[MTT38-P07] The Multi-path Effect on PWV Retrieved from Shipborne GNSS Measurements
Keywords:Watervapor, GNSS, Kinematic
In order to capture finer water vapor variation, we have been developing observation system of water vapor over the ocean using GNSS receivers equipped on top of floating buoys and vessels (Shoji et al. 2016). One of the most important points of the application is its real-time availability. We have tested MADOCA (Multi-GNSS Advanced Demonstration tool for Orbit and Clock Analysis) real-time ephemerides (https://ssl.tksc.jaxa.jp/madoca/public/public_index_en.html) applied to the program package for GNSS positioning “RTKLIB (http://www.rtklib.com/)” version 2.4.2 (patch 11).
In year 2015, we conducted observations using four shipborne GNSS receivers on three research vessels and one passenger ferry to assess the real-time practicality of measuring GNSS-derived precipitable water vapor (PWV) over the ocean. All antennas were equipped on the upper-most deck of each vessel. A kinematic precise point positioning strategy was used for the GNSS analysis with a real-time GNSS satellite ephemerides (orbit and clock information).
The analyzed time series of PWV was contaminated with unrealistic sharp variations that occasionally occurred. Periodic occurrence of a spiky variation with a cycle of one sidereal day, along with post-fit phase residuals averaged at each elevation and azimuth, indicated that one of the causes of the unrealistically large time variation was interference of reflected signals (multi-path).
A simple quality control (QC) procedure based on the amount of PWV time variation was proposed. After the QC was applied, the retrieved PWVs had 3.4 – 5.4mm root mean square (RMS) differences against radiosonde observations, and 2.3 – 3.7mm RMS against those retrieved at nearby ground GNSS stations. The proposed QC procedure rejected more than 60 percent of retrieved PWV on research vessels and 6 – 11 percent on a passenger ferry. The results demonstrate the great potential of the real-time ephemerides and the necessity for careful consideration of the observation environment.

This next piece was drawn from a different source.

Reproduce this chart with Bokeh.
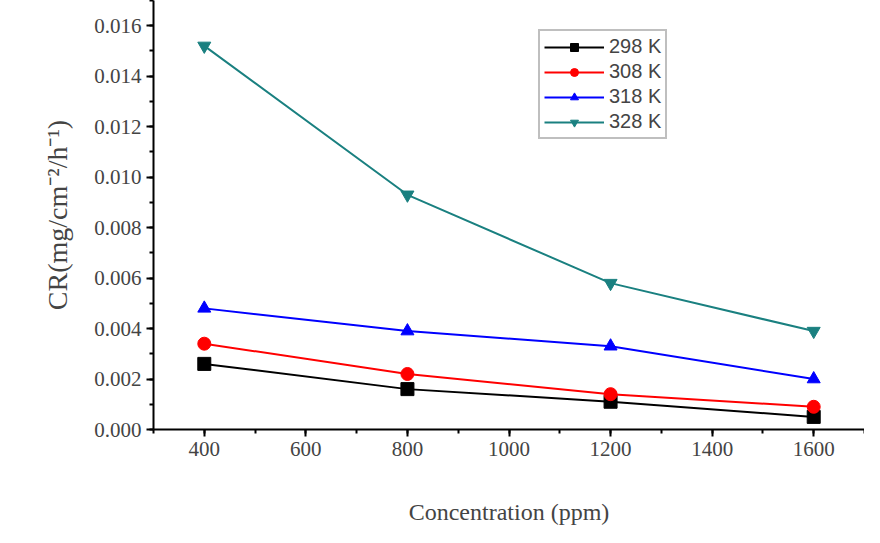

On 20 October 2016, we introduced an additional GNSS antenna on top of the mast of a vessel and conducted campaign observation till March 2017. Comparison with PWVs analyzed at nearby GEONET stations resulted that both antennas (mast top and deck) show about 2 mm RMS. In the case of the mast top observation, about 1 percent of retrieved PWV were rejected while more than 30 percent were rejected in the case of the deck observation.